= Allethrins =

Class of synthetic chemicals used as insecticides

Allethrin I (R = −CH_{3})
Allethrin II (R = −COOCH_{3})

The allethrins are a group of related synthetic compounds used in insecticides. They are classified as pyrethroids, i.e. synthetic versions of pyrethrin, a chemical with insecticidal properties found naturally in Chrysanthemum flowers. They were first synthesized in the United States by Milton S. Schechter in 1949. Allethrin was the first pyrethroid.
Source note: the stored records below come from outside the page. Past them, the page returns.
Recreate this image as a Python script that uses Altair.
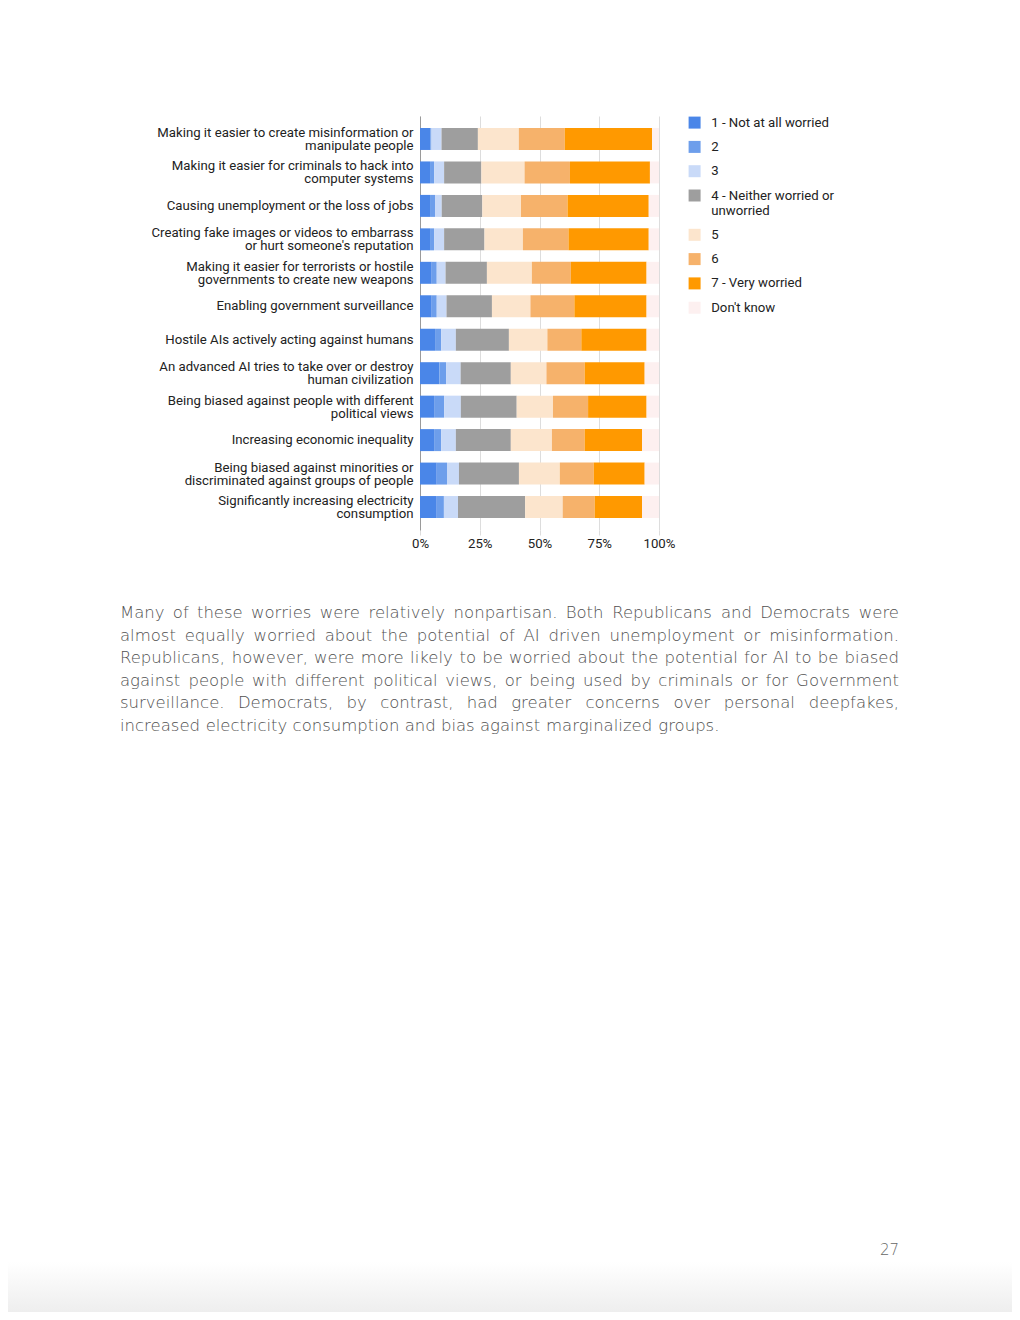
import altair as alt
import pandas as pd

categories = [
    "Making it easier to create misinformation or|manipulate people",
    "Making it easier for criminals to hack into|computer systems",
    "Causing unemployment or the loss of jobs",
    "Creating fake images or videos to embarrass|or hurt someone's reputation",
    "Making it easier for terrorists or hostile|governments to create new weapons",
    "Enabling government surveillance",
    "Hostile AIs actively acting against humans",
    "An advanced AI tries to take over or destroy|human civilization",
    "Being biased against people with different|political views",
    "Increasing economic inequality",
    "Being biased against minorities or|discriminated against groups of people",
    "Significantly increasing electricity|consumption",
]

levels = [
    "1 - Not at all worried",
    "2",
    "3",
    "4 - Neither worried or unworried",
    "5",
    "6",
    "7 - Very worried",
    "Don't know",
]

level_colors = ["#4a86e8", "#6d9eeb", "#c9daf8", "#9e9e9e",
                "#fce5cd", "#f6b26b", "#ff9900", "#fdf0f0"]

# percentage shares per level, one value per category (top to bottom)
not_at_all = [4.3, 4.2, 4.2, 4.2, 4.9, 4.9, 6.3, 8.1, 5.9, 5.9, 7.0, 7.0]
level_2 = [0.5, 1.7, 2.1, 1.7, 2.1, 2.1, 2.6, 2.8, 4.2, 3.0, 4.3, 3.0]
level_3 = [4.2, 4.2, 2.8, 4.2, 3.7, 4.1, 6.1, 6.1, 7.0, 6.1, 5.0, 5.9]
neither = [15.2, 15.6, 17.0, 16.9, 17.3, 19.0, 22.2, 21.0, 23.4, 23.0, 25.1, 28.1]
level_5 = [17.1, 18.1, 16.2, 16.1, 18.8, 16.1, 16.1, 14.9, 15.2, 17.2, 17.1, 15.7]
level_6 = [19.2, 19.0, 19.5, 19.1, 16.3, 18.4, 14.2, 16.0, 14.7, 13.7, 14.2, 13.4]
very_worried = [36.5, 33.5, 34.0, 33.6, 31.7, 30.2, 27.3, 25.1, 24.5, 24.0, 21.3, 19.8]
dont_know = [2.9, 3.8, 4.3, 4.3, 5.2, 5.2, 5.2, 6.0, 5.2, 7.1, 6.0, 7.1]

series = [not_at_all, level_2, level_3, neither, level_5, level_6, very_worried, dont_know]

x_ticks = [0, 0.25, 0.5, 0.75, 1]

paragraph_lines = [
    "Many of these worries were relatively nonpartisan. Both Republicans and Democrats were",
    "almost equally worried about the potential of AI driven unemployment or misinformation.",
    "Republicans, however, were more likely to be worried about the potential for AI to be biased",
    "against people with different political views, or being used by criminals or for Government",
    "surveillance. Democrats, by contrast, had greater concerns over personal deepfakes,",
    "increased electricity consumption and bias against marginalized groups.",
]
page_number = "27"

rows = []
for li, (lev, vals) in enumerate(zip(levels, series)):
    for cat, v in zip(categories, vals):
        rows.append({"category": cat, "level": lev, "value": v, "rank": li})
df = pd.DataFrame(rows)

FONT = "Roboto"
FS = 13.2

# ---- justified paragraph layout (text typesetting helper) ----
PARA_FONT = "DejaVu Sans"
PARA_SIZE = 16.5
PARA_LEFT = -300      # relative to plot origin (page x = 120)
PARA_WIDTH = 779      # page x 120 .. 899
PARA_TOP = 489
PARA_LEADING = 22.6
_adv = {
    " ": 651, ",": 651, ".": 651, "'": 563,
    "a": 1255, "b": 1300, "c": 1126, "d": 1300, "e": 1260, "f": 721, "g": 1300,
    "h": 1298, "i": 569, "j": 569, "k": 1186, "l": 569, "m": 1995, "n": 1298,
    "o": 1253, "p": 1300, "q": 1300, "r": 842, "s": 1067, "t": 803, "u": 1298,
    "v": 1212, "w": 1675, "x": 1212, "y": 1212, "z": 1075,
    "A": 1401, "B": 1405, "D": 1577, "G": 1595, "I": 604, "M": 1767, "R": 1423,
}


def word_width(w):
    return sum(_adv.get(ch, 1250) for ch in w) / 2048 * PARA_SIZE


words_rows = []
for li, line in enumerate(paragraph_lines):
    words = line.split(" ")
    last = li == len(paragraph_lines) - 1
    widths = [word_width(w) for w in words]
    if last:
        gap = _adv[" "] / 2048 * PARA_SIZE
    else:
        gap = (PARA_WIDTH - sum(widths)) / (len(words) - 1)
    cur = 0.0
    for wi, (w, ww) in enumerate(zip(words, widths)):
        is_end = (not last) and wi == len(words) - 1
        words_rows.append({
            "word": w,
            "px": PARA_LEFT + (PARA_WIDTH if is_end else cur),
            "py": PARA_TOP + li * PARA_LEADING,
            "end": 1 if is_end else 0,
        })
        cur += ww + gap
words_df = pd.DataFrame(words_rows)

bars = alt.Chart(df).mark_bar().encode(
    y=alt.Y(
        "category:N",
        sort=categories,
        scale=alt.Scale(paddingInner=0.343, paddingOuter=0.358),
        axis=alt.Axis(
            title=None,
            labelExpr="split(datum.label, '|')",
            labelFont=FONT,
            labelFontSize=FS,
            labelColor="#222222",
            labelLineHeight=13,
            labelPadding=7,
            labelLimit=400,
            labelOffset={"condition": {"test": "indexof(datum.value, '|') >= 0", "value": -6}, "value": 0},
            ticks=False,
            domain=True,
            domainColor="#9a9a9a",
            grid=False,
        ),
    ),
    x=alt.X(
        "value:Q",
        stack="normalize",
        scale=alt.Scale(domain=[0, 1]),
        axis=alt.Axis(
            title=None,
            values=x_ticks,
            format=".0%",
            labelFont=FONT,
            labelFontSize=FS,
            labelColor="#222222",
            labelPadding=2,
            labelFlush=False,
            grid=True,
            gridColor="#dddddd",
            domain=False,
            ticks=True,
            tickColor="#dddddd",
            tickSize=5,
        ),
    ),
    color=alt.Color(
        "level:N",
        sort=levels,
        scale=alt.Scale(domain=levels, range=level_colors),
        legend=alt.Legend(
            title=None,
            orient="none",
            legendX=268,
            legendY=0,
            symbolType="square",
            symbolSize=144,
            symbolStrokeWidth=0,
            labelFont=FONT,
            labelFontSize=FS,
            labelColor="#222222",
            labelOffset=10,
            labelLimit=300,
            rowPadding=10.3,
            padding=0,
            labelExpr="datum.label == '4 - Neither worried or unworried' ? ['4 - Neither worried or', 'unworried'] : datum.label",
        ),
    ),
    order=alt.Order("rank:Q"),
)

para_base = alt.Chart(words_df).encode(
    x=alt.X("px:Q", scale=None, axis=None),
    y=alt.Y("py:Q", scale=None, axis=None),
    text="word:N",
)
para_style = dict(baseline="top", font=PARA_FONT, fontWeight=200,
                  fontSize=PARA_SIZE, color="#505050")
para_left = para_base.mark_text(align="left", **para_style).transform_filter("datum.end == 0")
para_right = para_base.mark_text(align="right", **para_style).transform_filter("datum.end == 1")

dummy = pd.DataFrame({"k": [0]})

page_no = alt.Chart(dummy).mark_text(
    text=page_number,
    align="right",
    baseline="middle",
    font=PARA_FONT,
    fontWeight=200,
    fontSize=15,
    color="#666666",
).encode(x=alt.value(479), y=alt.value(1134))

fade = alt.Chart(dummy).mark_rect(
    color=alt.LinearGradient(
        gradient="linear",
        stops=[alt.GradientStop(color="#ffffff", offset=0),
               alt.GradientStop(color="#eeeeee", offset=1)],
        x1=0, x2=0, y1=0, y2=1,
    )
).encode(x=alt.value(-412), x2=alt.value(592), y=alt.value(1146), y2=alt.value(1196))

chart = alt.layer(fade, bars, para_left, para_right, page_no).properties(
    width=239,
    height=414,
    autosize=alt.AutoSizeParams(type="none"),
    padding={"left": 412, "top": 108, "right": 353, "bottom": 782},
    background="white",
).configure_view(stroke=None)

chart.save("out.html", embed_options={"renderer": "svg", "actions": False})
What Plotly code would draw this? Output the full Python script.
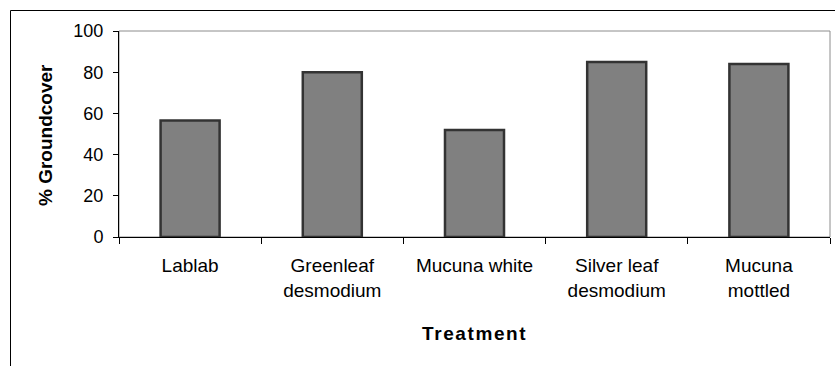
import plotly.graph_objects as go

# Groundcover per treatment
treatments = ["Lablab", "Greenleaf<br>desmodium", "Mucuna white",
              "Silver leaf<br>desmodium", "Mucuna<br>mottled"]
groundcover = [56.5, 80, 52, 85, 84]
y_ticks = [0, 20, 40, 60, 80, 100]

W, H = 835, 366
L, R, T, B = 119, 830, 31, 237  # plot area edges in px


def px(x):
    return (x - L) / (R - L)


def py(y):
    return (B - y) / (B - T)


FONT = "Arial, Liberation Sans, sans-serif"

fig = go.Figure(
    go.Bar(
        x=treatments,
        y=groundcover,
        marker=dict(color="#808080", line=dict(color="#333333", width=2.5)),
    )
)

fig.update_layout(
    width=W,
    height=H,
    margin=dict(l=L, r=W - R, t=T, b=H - B),
    paper_bgcolor="white",
    plot_bgcolor="white",
    bargap=0.585,
    showlegend=False,
    font=dict(family=FONT, size=18, color="black"),
    xaxis=dict(
        showline=True, linecolor="black", linewidth=1,
        ticks="outside", tickson="boundaries", ticklen=6, tickcolor="black",
        showgrid=False, tickfont=dict(size=19), ticklabelstandoff=11,
    ),
    yaxis=dict(
        range=[0, 100], tickvals=y_ticks, showline=True, linecolor="black",
        linewidth=1, ticks="outside", ticklen=5, tickcolor="black",
        showgrid=False, zeroline=False, tickfont=dict(size=18),
        ticklabelstandoff=6,
    ),
    shapes=[
        # gray plot-area border (top and right sides show)
        dict(type="rect", xref="paper", yref="paper", x0=0, x1=1, y0=0, y1=1,
             line=dict(color="#8c8c8c", width=1), layer="below"),
        # chart-area frame
        dict(type="line", xref="paper", yref="paper",
             x0=px(10.5), x1=px(10.5), y0=py(10.5), y1=py(370),
             line=dict(color="black", width=1)),
        dict(type="line", xref="paper", yref="paper",
             x0=px(10.5), x1=px(840), y0=py(10.5), y1=py(10.5),
             line=dict(color="black", width=1)),
    ],
    annotations=[
        dict(text="<b>% Groundcover</b>", textangle=-90, xref="paper",
             yref="paper", x=px(45), y=py(135), showarrow=False,
             xanchor="center", yanchor="middle", font=dict(size=19)),
        dict(text="<b><span style='letter-spacing:1.6px'>Treatment</span></b>",
             xref="paper", yref="paper", x=px(474.5), y=py(333),
             showarrow=False, xanchor="center", yanchor="middle",
             font=dict(size=19)),
    ],
)

fig.write_html("out.html")
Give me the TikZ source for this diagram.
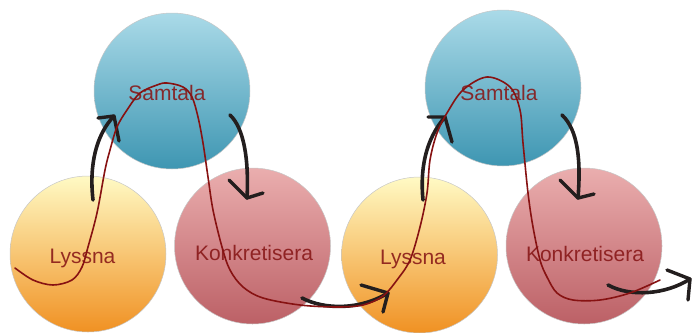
\documentclass[tikz,border=0pt]{standalone}
\usepackage{fontspec}
\setmainfont{Liberation Sans}
\definecolor{bluetop}{RGB}{170,218,232}
\definecolor{bluebot}{RGB}{62,150,178}
\definecolor{yeltop}{RGB}{255,250,196}
\definecolor{yelbot}{RGB}{240,145,35}
\definecolor{redtop}{RGB}{234,174,174}
\definecolor{redbot}{RGB}{188,96,102}
\definecolor{txtcol}{RGB}{135,22,22}
\definecolor{curvecol}{RGB}{135,18,18}
\definecolor{arrcol}{RGB}{35,30,30}
\begin{document}
\begin{tikzpicture}[x=1pt,y=-1pt,
  bubble/.style={circle, draw=black!22, line width=0.5pt, minimum size=156pt, inner sep=0pt},
  samb/.style={bubble, top color=bluetop, bottom color=bluebot},
  lysb/.style={bubble, top color=yeltop, bottom color=yelbot},
  konb/.style={bubble, top color=redtop, bottom color=redbot},
  lbl/.style={anchor=base, text=txtcol, text opacity=0.88, font=\fontsize{21}{25}\selectfont, inner sep=0pt},
  handarrow/.style={draw=arrcol, line width=3.6pt, line cap=round, line join=round},
  barb/.style={draw=arrcol, line width=3.4pt, line cap=round, line join=round},
  redline/.style={draw=curvecol, line width=1.6pt, line cap=round}]
\useasboundingbox (0,0) rectangle (692,332);
% circles
\node[samb] (sam1) at (172,91) {};
\node[lysb] (lys1) at (88,254) {};
\node[konb] (kon1) at (252.5,246) {};
\node[samb] (sam2) at (503,88) {};
\node[lysb] (lys2) at (419.5,255) {};
\node[konb] (kon2) at (584,246) {};
% labels
\node[lbl] (tsam1) at (167,100) {Samtala};
\node[lbl] (tlys1) at (82.5,263) {Lyssna};
\node[lbl] (tkon1) at (254,260) {Konkretisera};
\node[lbl] (tsam2) at (499,100) {Samtala};
\node[lbl] (tlys2) at (413,264) {Lyssna};
\node[lbl] (tkon2) at (585,261) {Konkretisera};
% arrow coordinates
\coordinate (a1s) at (93,200);  \coordinate (a1t) at (114,116);
\coordinate (a1l) at (98,118);  \coordinate (a1r) at (119,141);
\coordinate (a2s) at (230,115); \coordinate (a2t) at (247,198);
\coordinate (a2l) at (229,180); \coordinate (a2r) at (263,193);
\coordinate (a3s) at (302,298); \coordinate (a3t) at (388,293);
\coordinate (a3l) at (361,285); \coordinate (a3r) at (383,312);
\coordinate (a4s) at (423,200); \coordinate (a4t) at (445,117);
\coordinate (a4l) at (428,117); \coordinate (a4r) at (452,142);
\coordinate (a5s) at (562,115); \coordinate (a5t) at (578,198);
\coordinate (a5l) at (560,180); \coordinate (a5r) at (594,194);
\coordinate (a6s) at (608,285); \coordinate (a6t) at (690,279);
\coordinate (a6l) at (667,270); \coordinate (a6r) at (688,300);
% hand-drawn arrows
\draw[handarrow] (a1s) .. controls (89,165) and (96,135) .. (a1t);
\draw[barb] (a1l) -- (a1t) -- (a1r);
\draw[handarrow] (a2s) .. controls (244,128) and (249,160) .. (a2t);
\draw[barb] (a2l) -- (a2t) -- (a2r);
\draw[handarrow] (a3s) .. controls (325,310) and (360,310) .. (a3t);
\draw[barb] (a3l) -- (a3t) -- (a3r);
\draw[handarrow] (a4s) .. controls (420,170) and (425,140) .. (a4t);
\draw[barb] (a4l) -- (a4t) -- (a4r);
\draw[handarrow] (a5s) .. controls (578,130) and (581,160) .. (a5t);
\draw[barb] (a5l) -- (a5t) -- (a5r);
\draw[handarrow] (a6s) .. controls (630,297) and (665,295) .. (a6t);
\draw[barb] (a6l) -- (a6t) -- (a6r);
% red wave
\draw[redline] plot[smooth, tension=0.55] coordinates {
(15,268) (33,280) (53,285) (72,280) (82,267) (88,247) (97,213) (105,170)
(110,150) (117,127) (127,110) (140,93) (157,85) (167,83) (183,87) (192,97)
(198,117) (203,143) (208,177) (213,210) (222,247) (230,270) (243,287) (263,298)
(300,305) (337,307) (363,305) (383,296) (397,280) (410,260) (420,227) (427,193)
(430,160) (437,133) (447,113) (463,90) (487,77) (510,87) (520,110) (523,143)
(528,193) (533,227) (540,260) (547,277) (557,293) (573,300) (600,300) (630,293) (660,280)};
\end{tikzpicture}
\end{document}
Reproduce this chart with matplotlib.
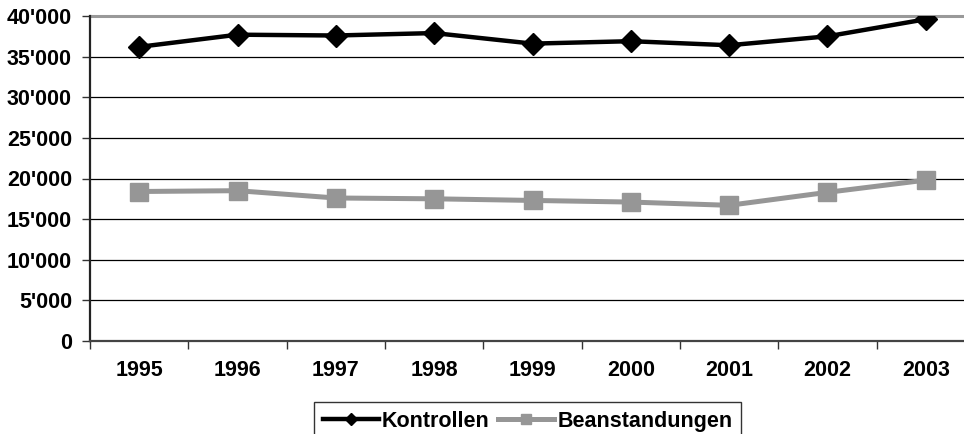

They are commonly used in ultra-low volume sprays for outdoor mosquito control, and in many household insecticides such as RAID, as well as mosquito coils.

==Chemical structure==
Allethrin I and allethrin II differ by having a methyl group and a methyl ester, respectively, on one terminus. Each of these allethrins consists of the eight possible stereoisomers. A partly enantiopure variant of allethrin I, consisting of only two stereoisomers in an approximate ratio of 1:1, is called bioallethrin. The same mixture of isomers, but in an approximate ratio of 3:1, is known as esbiothrin.

==Toxicity==
Chronic exposure to allethrins alters the plasma biochemical profile of humans and may have adverse health effects. Bioallethrin has been shown to cause oxidative damage, cellular toxicity and necrosis of human lymphocytes studied in vitro. It is highly toxic to fish and aquatic invertebrates. At normal application rates, allethrin is slightly toxic to bees. Insects subject to exposure become paralyzed (nervous system effect) before dying. Allethrins are toxic to cats because they either do not produce, or produce less of certain isoforms of glucuronosyltransferase, which serve in hepatic detoxifying metabolism pathways.